FIG. 11 shows an embodiment of a Ni-bit flipped single stage MUX-based digital delay interpolator (810) that includes Ni multiplexers. The Ni-bit single stage of delay interpolator allows to generate Ni−1 possible phase mixing signal (FIG. 12) using only one delay stage. The output signal SOUT is a selected signal between the phase mixing signals and the input signals IN1 and IN2 in response to the control signals FK0, FK1, FK2, . . . , FKj, . . . , FKNi−1.

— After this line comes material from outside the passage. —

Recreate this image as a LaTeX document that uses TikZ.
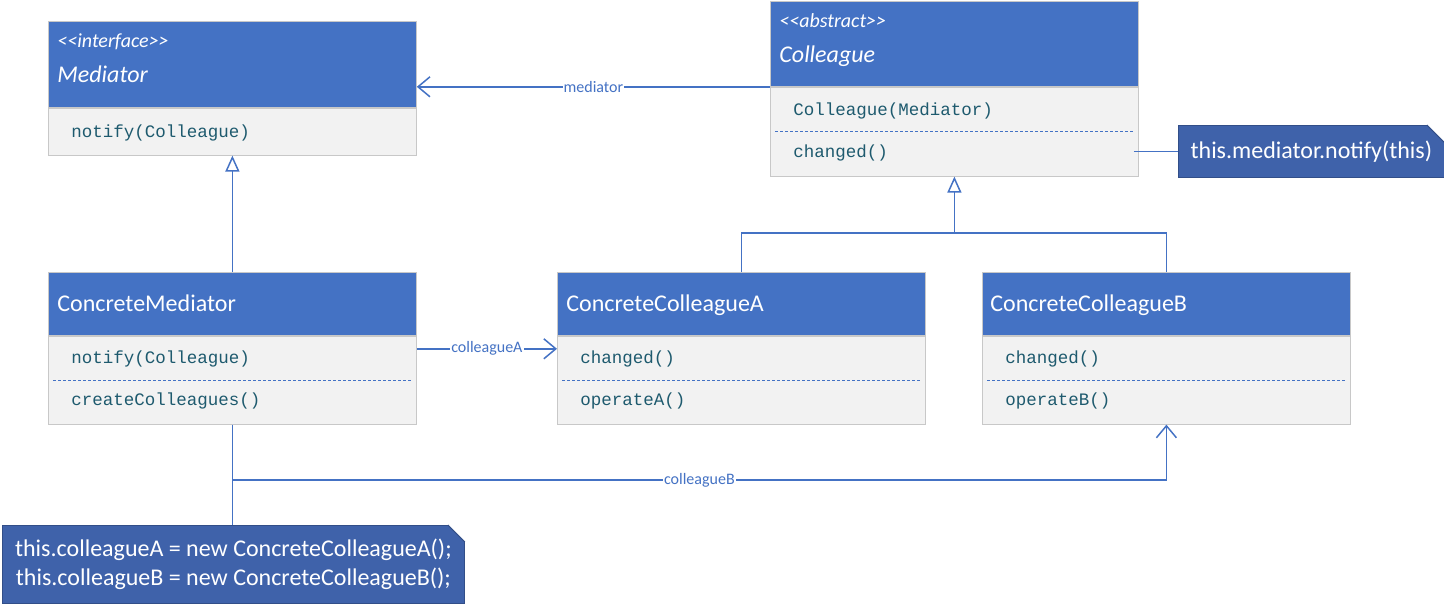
\documentclass[tikz,border=0pt]{standalone}
\usepackage{fontspec}
\setmainfont{Carlito}
\newfontfamily\codefont{Liberation Mono}
\usetikzlibrary{arrows.meta,positioning,calc}
\definecolor{umlblue}{RGB}{68,114,196}
\definecolor{notefill}{RGB}{63,98,170}
\definecolor{bodyfill}{RGB}{242,242,242}
\definecolor{boxline}{RGB}{200,200,200}
\definecolor{membertext}{RGB}{30,90,110}

\begin{document}
\begin{tikzpicture}[x=0.5pt, y=-0.5pt,
    classhead/.style={rectangle, draw=boxline, fill=umlblue, minimum width=184pt, anchor=north west, inner sep=0pt},
    classbody/.style={rectangle, draw=boxline, fill=bodyfill, minimum width=184pt, anchor=north, inner sep=0pt},
    stereotype/.style={anchor=base west, inner sep=0pt, text=white, font=\fontsize{10}{12}\selectfont\itshape},
    classname/.style={anchor=base west, inner sep=0pt, text=white, font=\fontsize{12}{14}\selectfont},
    abstractname/.style={classname, font=\fontsize{12}{14}\selectfont\itshape},
    member/.style={anchor=base west, inner sep=0pt, text=membertext, font=\codefont\fontsize{8.75}{10}\selectfont},
    separator/.style={umlblue, dash pattern=on 1.5pt off 1pt, line width=0.5pt},
    association/.style={umlblue, line width=0.75pt, -{Straight Barb[length=6pt,width=10pt]}},
    generalization/.style={umlblue, line width=0.75pt, -{Triangle[open,fill=white,length=8pt,width=7pt]}},
    link/.style={umlblue, line width=0.75pt},
    role/.style={fill=white, inner sep=0.5pt, text=umlblue, font=\fontsize{8}{9}\selectfont},
    note/.style={rectangle, draw=notefill!80!black, fill=notefill, text=white, inner sep=0pt, anchor=north west, font=\fontsize{12}{14.5}\selectfont, align=center},
    noteline/.style={umlblue, line width=0.5pt}
]
\useasboundingbox (0,0) rectangle (1444,605);

% Mediator
\node[classhead, minimum height=43pt] (medhead) at (48,21) {};
\node[classbody, minimum height=23.5pt] (medbody) at (medhead.south) {};
\node[stereotype] (medstereo) at (57,47) {<{}<interface>{}>};
\node[abstractname] (medname) at (57,82) {Mediator};
\node[member] (mednotify) at (71,137) {notify(Colleague)};

% Colleague
\node[classhead, minimum height=42.5pt] (colhead) at (770,1) {};
\node[classbody, minimum height=44.5pt] (colbody) at (colhead.south) {};
\node[stereotype] (colstereo) at (779,27) {<{}<abstract>{}>};
\node[abstractname] (colname) at (779,62) {Colleague};
\node[member] (colctor) at (793,115) {Colleague(Mediator)};
\node[member] (colchanged) at (793,157) {changed()};
\draw[separator] ([xshift=2.5pt]colbody.west) -- ([xshift=-2.5pt]colbody.east);

% ConcreteMediator
\node[classhead, minimum height=31.5pt] (cmhead) at (48,272) {};
\node[classbody, minimum height=44pt] (cmbody) at (cmhead.south) {};
\node[classname] (cmname) at (57,311) {ConcreteMediator};
\node[member] (cmnotify) at (71,363) {notify(Colleague)};
\node[member] (cmcreate) at (71,405) {createColleagues()};
\draw[separator] ([xshift=2.5pt]cmbody.west) -- ([xshift=-2.5pt]cmbody.east);

% ConcreteColleagueA
\node[classhead, minimum height=31.5pt] (ahead) at (557,272) {};
\node[classbody, minimum height=44pt] (abody) at (ahead.south) {};
\node[classname] (aname) at (566,311) {ConcreteColleagueA};
\node[member] (achanged) at (580,363) {changed()};
\node[member] (aoperate) at (580,405) {operateA()};
\draw[separator] ([xshift=2.5pt]abody.west) -- ([xshift=-2.5pt]abody.east);

% ConcreteColleagueB
\node[classhead, minimum height=31.5pt] (bhead) at (982,272) {};
\node[classbody, minimum height=44pt] (bbody) at (bhead.south) {};
\node[classname] (bname) at (990,311) {ConcreteColleagueB};
\node[member] (bchanged) at (1005,363) {changed()};
\node[member] (boperate) at (1005,405) {operateB()};
\draw[separator] ([xshift=2.5pt]bbody.west) -- ([xshift=-2.5pt]bbody.east);

% Notes
\node[note, minimum width=133pt, minimum height=26pt] (note1) at (1178,125) {this.mediator.notify(this)};
\fill[white] ([xshift=-9pt]note1.north east) -- (note1.north east) -- ([yshift=-9pt]note1.north east) -- cycle;
\draw[notefill!80!black, line width=0.5pt] ([xshift=-9pt]note1.north east) -- ([yshift=-9pt]note1.north east);

\node[note, minimum width=231pt, minimum height=39pt] (note2) at (2,525) {this.colleagueA = new ConcreteColleagueA();\\this.colleagueB = new ConcreteColleagueB();};
\fill[white] ([xshift=-8.5pt]note2.north east) -- (note2.north east) -- ([yshift=-8.5pt]note2.north east) -- cycle;
\draw[notefill!80!black, line width=0.5pt] ([xshift=-8.5pt]note2.north east) -- ([yshift=-8.5pt]note2.north east);

% Generalizations
\coordinate (fork) at (colbody.south |- 0,233);
\draw[generalization] (cmhead.north) -- (medbody.south);
\draw[link] (ahead.north) |- (fork) -| (bhead.north);
\draw[generalization] (fork) -- (colbody.south);

% Associations
\coordinate (bend) at (cmbody.south |- 0,480);
\draw[association] (colhead.south west) -- (colhead.south west -| medhead.east) node[role, midway] {mediator};
\draw[association] ([yshift=-6.5pt]cmbody.north east) -- ([yshift=-6.5pt]abody.north west) node[role, midway] {colleagueA};
\draw[association] (cmbody.south) -- (bend) -| node[role, pos=0.25] {colleagueB} (bbody.south);

% Note links
\path (colbody.east |- note1.west) ++(-2.5pt,0) coordinate (hook);
\draw[noteline] (hook) -- (note1.west);
\draw[noteline] (note2.north -| bend) -- (bend);

\end{tikzpicture}
\end{document}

The “flipped” architecture of the digital delay interpolator may compensate for certain second order effects that increase the INL. For example, the output capacitance on the output of the multiplexers depends upon the values of the control signals of the multiplexers. Moreover, the intrinsic delay time ti and the pull-up/pull-down current of each multiplexer may depend upon the logic value of the respective control signal. In the “flipped” architecture, there are about N/2 multiplexers whose control signal is 0 and about N/2 multiplexers whose control signal is 1. Therefore, the output capacitance of the flipped stage remains substantially constant and the non-linear behavior due to dependence of the intrinsic delay time ti and the pull-up/pull-down currents on the control signals values is substantially reduced. FIG. 13 shows the generalization to the multi-stage case of the flipped single stage MUX-based digital delay interpolator shown in FIG. 11.